Fortified — Marsala
Sicilian fortified wine, long type-cast as a cooking ingredient but capable, in its dry Vergine form, of serious oxidative complexity rivalling Sherry and Madeira.
About Marsala
Marsala has an image problem and a hidden depth. Created in the late 18th century by English merchants (the Woodhouse family) seeking a Sicilian alternative to Sherry and Madeira, it became wildly popular, then over-produced and sweetened down to a kitchen staple — the 'Marsala' of a thousand chicken recipes. But the serious wine survives.
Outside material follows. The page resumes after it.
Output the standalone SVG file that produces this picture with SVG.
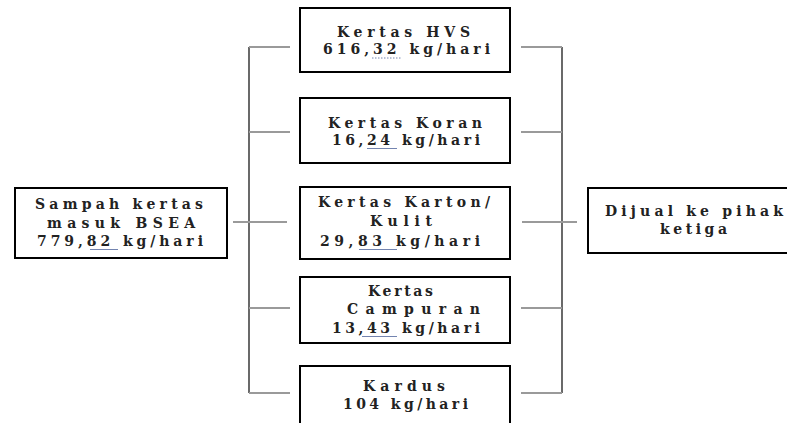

Classified by a matrix of colour (gold oro, amber ambra, ruby rubino), sweetness (secco, semisecco, dolce), and cask-age (Fine, Superiore, Superiore Riserva, Vergine, and the venerable Vergine Stravecchio), the top tiers — especially the bone-dry Vergine wines aged a decade or more in the solera-like perpetuum — deliver tangy, nutty, oxidative complexity that belongs in the same conversation as fino Sherry and dry Madeira. Editorially it is the fortified world's redemption story: a wine worth seeking out in its artisanal form, and a useful lesson that a category's reputation and its peaks can diverge sharply.
Production process
Principal producers
- Marco De Bartoli
- Florio
- Cantine Pellegrino
Editorial notes
Buy by tier: Vergine and Superiore Riserva for drinking; the cheap 'Fine' grades are cooking wine. The dry Vergine styles serve as an aperitif like fino Sherry; sweeter ambra/dolce styles suit dessert and aged cheese.